--- Start Raw records ---

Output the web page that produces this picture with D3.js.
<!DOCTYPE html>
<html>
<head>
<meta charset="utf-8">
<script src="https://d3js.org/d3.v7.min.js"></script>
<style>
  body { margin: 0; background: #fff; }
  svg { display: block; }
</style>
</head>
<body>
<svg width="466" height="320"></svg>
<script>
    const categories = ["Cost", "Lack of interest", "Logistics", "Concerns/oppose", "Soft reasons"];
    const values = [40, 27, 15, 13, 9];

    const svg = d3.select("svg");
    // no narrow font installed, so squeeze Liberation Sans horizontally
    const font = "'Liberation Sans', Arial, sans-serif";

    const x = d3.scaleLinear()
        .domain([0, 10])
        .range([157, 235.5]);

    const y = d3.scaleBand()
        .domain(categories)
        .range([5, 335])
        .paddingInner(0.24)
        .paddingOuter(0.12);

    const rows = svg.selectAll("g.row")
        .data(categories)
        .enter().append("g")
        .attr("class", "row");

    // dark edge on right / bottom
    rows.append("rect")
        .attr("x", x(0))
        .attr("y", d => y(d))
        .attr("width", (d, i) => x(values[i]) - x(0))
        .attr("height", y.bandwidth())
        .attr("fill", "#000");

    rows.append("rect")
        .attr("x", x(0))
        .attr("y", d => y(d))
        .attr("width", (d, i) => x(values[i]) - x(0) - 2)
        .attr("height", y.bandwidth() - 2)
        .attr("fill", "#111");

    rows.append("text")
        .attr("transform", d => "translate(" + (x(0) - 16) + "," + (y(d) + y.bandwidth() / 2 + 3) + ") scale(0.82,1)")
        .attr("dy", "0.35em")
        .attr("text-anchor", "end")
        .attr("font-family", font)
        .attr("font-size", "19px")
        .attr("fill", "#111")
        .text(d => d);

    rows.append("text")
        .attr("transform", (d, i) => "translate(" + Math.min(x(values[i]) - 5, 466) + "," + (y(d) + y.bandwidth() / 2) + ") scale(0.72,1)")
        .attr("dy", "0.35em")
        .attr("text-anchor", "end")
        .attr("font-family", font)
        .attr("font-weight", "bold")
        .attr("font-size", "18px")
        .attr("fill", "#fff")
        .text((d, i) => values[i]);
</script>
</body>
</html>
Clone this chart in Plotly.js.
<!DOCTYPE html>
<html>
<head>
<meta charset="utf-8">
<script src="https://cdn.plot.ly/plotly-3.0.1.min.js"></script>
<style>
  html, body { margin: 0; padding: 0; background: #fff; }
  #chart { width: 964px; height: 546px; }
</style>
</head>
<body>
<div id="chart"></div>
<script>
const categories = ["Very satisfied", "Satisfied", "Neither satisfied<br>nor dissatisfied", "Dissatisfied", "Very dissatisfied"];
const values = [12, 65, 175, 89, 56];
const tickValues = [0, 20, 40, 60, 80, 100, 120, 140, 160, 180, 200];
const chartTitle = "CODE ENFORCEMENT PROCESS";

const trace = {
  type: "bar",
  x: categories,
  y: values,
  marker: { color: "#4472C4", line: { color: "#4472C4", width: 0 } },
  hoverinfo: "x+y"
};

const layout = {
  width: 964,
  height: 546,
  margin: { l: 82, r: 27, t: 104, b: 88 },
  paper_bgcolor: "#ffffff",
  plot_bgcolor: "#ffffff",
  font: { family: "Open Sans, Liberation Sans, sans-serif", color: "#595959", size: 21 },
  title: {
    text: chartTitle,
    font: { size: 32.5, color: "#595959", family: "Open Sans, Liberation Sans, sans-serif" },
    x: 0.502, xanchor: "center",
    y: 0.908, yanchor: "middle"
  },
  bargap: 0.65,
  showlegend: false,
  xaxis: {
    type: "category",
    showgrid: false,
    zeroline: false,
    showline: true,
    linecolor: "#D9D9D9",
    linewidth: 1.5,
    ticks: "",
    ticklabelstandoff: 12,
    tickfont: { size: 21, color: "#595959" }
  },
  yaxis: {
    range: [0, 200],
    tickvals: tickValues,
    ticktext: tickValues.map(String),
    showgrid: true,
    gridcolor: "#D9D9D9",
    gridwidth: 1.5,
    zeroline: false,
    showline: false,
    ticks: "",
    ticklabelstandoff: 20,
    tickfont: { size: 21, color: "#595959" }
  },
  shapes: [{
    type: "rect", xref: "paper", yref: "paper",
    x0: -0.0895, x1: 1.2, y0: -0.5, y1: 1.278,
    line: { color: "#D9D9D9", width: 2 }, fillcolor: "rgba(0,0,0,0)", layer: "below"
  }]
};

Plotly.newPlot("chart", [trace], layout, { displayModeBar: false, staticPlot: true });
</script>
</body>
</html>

--- End Raw records ---

What do the records say? Quote them all exactly.

Output the web page that produces this picture with D3.js.
<!DOCTYPE html>
<html>
<head>
<meta charset="utf-8">
<script src="https://d3js.org/d3.v7.min.js"></script>
<style>
  body { margin: 0; background: #fff; }
  svg { display: block; }
</style>
</head>
<body>
<svg width="466" height="320"></svg>
<script>
    const categories = ["Cost", "Lack of interest", "Logistics", "Concerns/oppose", "Soft reasons"];
    const values = [40, 27, 15, 13, 9];

    const svg = d3.select("svg");
    // no narrow font installed, so squeeze Liberation Sans horizontally
    const font = "'Liberation Sans', Arial, sans-serif";

    const x = d3.scaleLinear()
        .domain([0, 10])
        .range([157, 235.5]);

    const y = d3.scaleBand()
        .domain(categories)
        .range([5, 335])
        .paddingInner(0.24)
        .paddingOuter(0.12);

    const rows = svg.selectAll("g.row")
        .data(categories)
        .enter().append("g")
        .attr("class", "row");

    // dark edge on right / bottom
    rows.append("rect")
        .attr("x", x(0))
        .attr("y", d => y(d))
        .attr("width", (d, i) => x(values[i]) - x(0))
        .attr("height", y.bandwidth())
        .attr("fill", "#000");

    rows.append("rect")
        .attr("x", x(0))
        .attr("y", d => y(d))
        .attr("width", (d, i) => x(values[i]) - x(0) - 2)
        .attr("height", y.bandwidth() - 2)
        .attr("fill", "#111");

    rows.append("text")
        .attr("transform", d => "translate(" + (x(0) - 16) + "," + (y(d) + y.bandwidth() / 2 + 3) + ") scale(0.82,1)")
        .attr("dy", "0.35em")
        .attr("text-anchor", "end")
        .attr("font-family", font)
        .attr("font-size", "19px")
        .attr("fill", "#111")
        .text(d => d);

    rows.append("text")
        .attr("transform", (d, i) => "translate(" + Math.min(x(values[i]) - 5, 466) + "," + (y(d) + y.bandwidth() / 2) + ") scale(0.72,1)")
        .attr("dy", "0.35em")
        .attr("text-anchor", "end")
        .attr("font-family", font)
        .attr("font-weight", "bold")
        .attr("font-size", "18px")
        .attr("fill", "#fff")
        .text((d, i) => values[i]);
</script>
</body>
</html>
Clone this chart in Plotly.js.
<!DOCTYPE html>
<html>
<head>
<meta charset="utf-8">
<script src="https://cdn.plot.ly/plotly-3.0.1.min.js"></script>
<style>
  html, body { margin: 0; padding: 0; background: #fff; }
  #chart { width: 964px; height: 546px; }
</style>
</head>
<body>
<div id="chart"></div>
<script>
const categories = ["Very satisfied", "Satisfied", "Neither satisfied<br>nor dissatisfied", "Dissatisfied", "Very dissatisfied"];
const values = [12, 65, 175, 89, 56];
const tickValues = [0, 20, 40, 60, 80, 100, 120, 140, 160, 180, 200];
const chartTitle = "CODE ENFORCEMENT PROCESS";

const trace = {
  type: "bar",
  x: categories,
  y: values,
  marker: { color: "#4472C4", line: { color: "#4472C4", width: 0 } },
  hoverinfo: "x+y"
};

const layout = {
  width: 964,
  height: 546,
  margin: { l: 82, r: 27, t: 104, b: 88 },
  paper_bgcolor: "#ffffff",
  plot_bgcolor: "#ffffff",
  font: { family: "Open Sans, Liberation Sans, sans-serif", color: "#595959", size: 21 },
  title: {
    text: chartTitle,
    font: { size: 32.5, color: "#595959", family: "Open Sans, Liberation Sans, sans-serif" },
    x: 0.502, xanchor: "center",
    y: 0.908, yanchor: "middle"
  },
  bargap: 0.65,
  showlegend: false,
  xaxis: {
    type: "category",
    showgrid: false,
    zeroline: false,
    showline: true,
    linecolor: "#D9D9D9",
    linewidth: 1.5,
    ticks: "",
    ticklabelstandoff: 12,
    tickfont: { size: 21, color: "#595959" }
  },
  yaxis: {
    range: [0, 200],
    tickvals: tickValues,
    ticktext: tickValues.map(String),
    showgrid: true,
    gridcolor: "#D9D9D9",
    gridwidth: 1.5,
    zeroline: false,
    showline: false,
    ticks: "",
    ticklabelstandoff: 20,
    tickfont: { size: 21, color: "#595959" }
  },
  shapes: [{
    type: "rect", xref: "paper", yref: "paper",
    x0: -0.0895, x1: 1.2, y0: -0.5, y1: 1.278,
    line: { color: "#D9D9D9", width: 2 }, fillcolor: "rgba(0,0,0,0)", layer: "below"
  }]
};

Plotly.newPlot("chart", [trace], layout, { displayModeBar: false, staticPlot: true });
</script>
</body>
</html>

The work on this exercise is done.